• [Exercise objective]:
Without including the pictures, copy out every line below.

• [Given information]:
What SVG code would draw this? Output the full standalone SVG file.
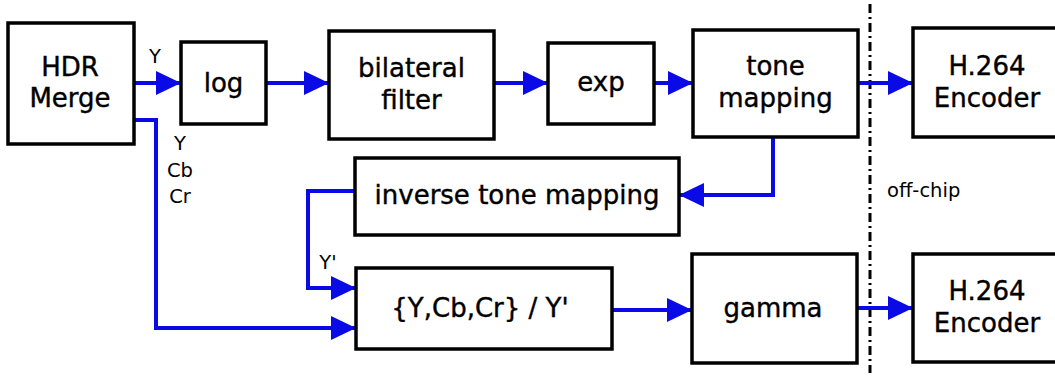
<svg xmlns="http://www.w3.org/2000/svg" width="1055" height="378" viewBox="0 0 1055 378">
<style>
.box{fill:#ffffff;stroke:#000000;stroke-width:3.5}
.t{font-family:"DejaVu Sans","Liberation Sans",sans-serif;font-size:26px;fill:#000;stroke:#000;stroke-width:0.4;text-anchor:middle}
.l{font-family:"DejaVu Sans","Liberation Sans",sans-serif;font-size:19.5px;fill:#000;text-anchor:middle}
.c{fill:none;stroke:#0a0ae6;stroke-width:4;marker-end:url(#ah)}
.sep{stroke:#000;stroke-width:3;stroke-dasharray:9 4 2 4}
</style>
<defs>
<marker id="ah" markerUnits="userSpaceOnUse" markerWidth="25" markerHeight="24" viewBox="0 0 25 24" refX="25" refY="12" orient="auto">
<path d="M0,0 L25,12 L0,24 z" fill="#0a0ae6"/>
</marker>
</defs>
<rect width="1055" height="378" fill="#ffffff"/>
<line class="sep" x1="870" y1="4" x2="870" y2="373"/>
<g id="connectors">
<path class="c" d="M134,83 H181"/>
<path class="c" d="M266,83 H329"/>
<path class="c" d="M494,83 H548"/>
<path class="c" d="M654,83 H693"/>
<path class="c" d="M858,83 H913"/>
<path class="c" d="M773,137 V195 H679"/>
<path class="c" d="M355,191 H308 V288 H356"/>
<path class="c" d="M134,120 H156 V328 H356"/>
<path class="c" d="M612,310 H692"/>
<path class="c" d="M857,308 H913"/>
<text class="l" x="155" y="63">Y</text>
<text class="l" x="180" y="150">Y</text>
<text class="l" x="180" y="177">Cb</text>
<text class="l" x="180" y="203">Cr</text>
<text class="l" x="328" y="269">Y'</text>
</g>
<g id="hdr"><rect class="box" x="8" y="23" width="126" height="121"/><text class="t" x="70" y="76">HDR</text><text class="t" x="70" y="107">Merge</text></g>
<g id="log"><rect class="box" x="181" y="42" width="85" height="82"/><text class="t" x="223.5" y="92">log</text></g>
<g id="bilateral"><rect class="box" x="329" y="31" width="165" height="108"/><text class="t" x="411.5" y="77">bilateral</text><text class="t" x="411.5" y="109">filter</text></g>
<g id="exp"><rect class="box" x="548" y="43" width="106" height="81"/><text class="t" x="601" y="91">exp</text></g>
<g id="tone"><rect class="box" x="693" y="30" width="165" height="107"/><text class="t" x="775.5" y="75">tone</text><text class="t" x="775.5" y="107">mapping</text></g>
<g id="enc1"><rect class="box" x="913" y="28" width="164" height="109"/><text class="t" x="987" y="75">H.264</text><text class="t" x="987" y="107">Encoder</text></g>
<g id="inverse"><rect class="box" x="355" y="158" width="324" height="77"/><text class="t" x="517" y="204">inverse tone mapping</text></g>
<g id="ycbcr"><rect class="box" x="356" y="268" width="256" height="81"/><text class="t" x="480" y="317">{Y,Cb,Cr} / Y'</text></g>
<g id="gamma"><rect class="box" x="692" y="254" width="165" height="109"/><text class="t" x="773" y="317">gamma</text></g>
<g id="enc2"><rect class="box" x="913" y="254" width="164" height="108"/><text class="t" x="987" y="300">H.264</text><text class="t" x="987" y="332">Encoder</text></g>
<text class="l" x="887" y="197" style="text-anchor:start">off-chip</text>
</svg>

• [Solution]:
What SVG code would draw this? Output the full standalone SVG file.
<svg xmlns="http://www.w3.org/2000/svg" width="1055" height="378" viewBox="0 0 1055 378">
<style>
.box{fill:#ffffff;stroke:#000000;stroke-width:3.5}
.t{font-family:"DejaVu Sans","Liberation Sans",sans-serif;font-size:26px;fill:#000;stroke:#000;stroke-width:0.4;text-anchor:middle}
.l{font-family:"DejaVu Sans","Liberation Sans",sans-serif;font-size:19.5px;fill:#000;text-anchor:middle}
.c{fill:none;stroke:#0a0ae6;stroke-width:4;marker-end:url(#ah)}
.sep{stroke:#000;stroke-width:3;stroke-dasharray:9 4 2 4}
</style>
<defs>
<marker id="ah" markerUnits="userSpaceOnUse" markerWidth="25" markerHeight="24" viewBox="0 0 25 24" refX="25" refY="12" orient="auto">
<path d="M0,0 L25,12 L0,24 z" fill="#0a0ae6"/>
</marker>
</defs>
<rect width="1055" height="378" fill="#ffffff"/>
<line class="sep" x1="870" y1="4" x2="870" y2="373"/>
<g id="connectors">
<path class="c" d="M134,83 H181"/>
<path class="c" d="M266,83 H329"/>
<path class="c" d="M494,83 H548"/>
<path class="c" d="M654,83 H693"/>
<path class="c" d="M858,83 H913"/>
<path class="c" d="M773,137 V195 H679"/>
<path class="c" d="M355,191 H308 V288 H356"/>
<path class="c" d="M134,120 H156 V328 H356"/>
<path class="c" d="M612,310 H692"/>
<path class="c" d="M857,308 H913"/>
<text class="l" x="155" y="63">Y</text>
<text class="l" x="180" y="150">Y</text>
<text class="l" x="180" y="177">Cb</text>
<text class="l" x="180" y="203">Cr</text>
<text class="l" x="328" y="269">Y'</text>
</g>
<g id="hdr"><rect class="box" x="8" y="23" width="126" height="121"/><text class="t" x="70" y="76">HDR</text><text class="t" x="70" y="107">Merge</text></g>
<g id="log"><rect class="box" x="181" y="42" width="85" height="82"/><text class="t" x="223.5" y="92">log</text></g>
<g id="bilateral"><rect class="box" x="329" y="31" width="165" height="108"/><text class="t" x="411.5" y="77">bilateral</text><text class="t" x="411.5" y="109">filter</text></g>
<g id="exp"><rect class="box" x="548" y="43" width="106" height="81"/><text class="t" x="601" y="91">exp</text></g>
<g id="tone"><rect class="box" x="693" y="30" width="165" height="107"/><text class="t" x="775.5" y="75">tone</text><text class="t" x="775.5" y="107">mapping</text></g>
<g id="enc1"><rect class="box" x="913" y="28" width="164" height="109"/><text class="t" x="987" y="75">H.264</text><text class="t" x="987" y="107">Encoder</text></g>
<g id="inverse"><rect class="box" x="355" y="158" width="324" height="77"/><text class="t" x="517" y="204">inverse tone mapping</text></g>
<g id="ycbcr"><rect class="box" x="356" y="268" width="256" height="81"/><text class="t" x="480" y="317">{Y,Cb,Cr} / Y'</text></g>
<g id="gamma"><rect class="box" x="692" y="254" width="165" height="109"/><text class="t" x="773" y="317">gamma</text></g>
<g id="enc2"><rect class="box" x="913" y="254" width="164" height="108"/><text class="t" x="987" y="300">H.264</text><text class="t" x="987" y="332">Encoder</text></g>
<text class="l" x="887" y="197" style="text-anchor:start">off-chip</text>
</svg>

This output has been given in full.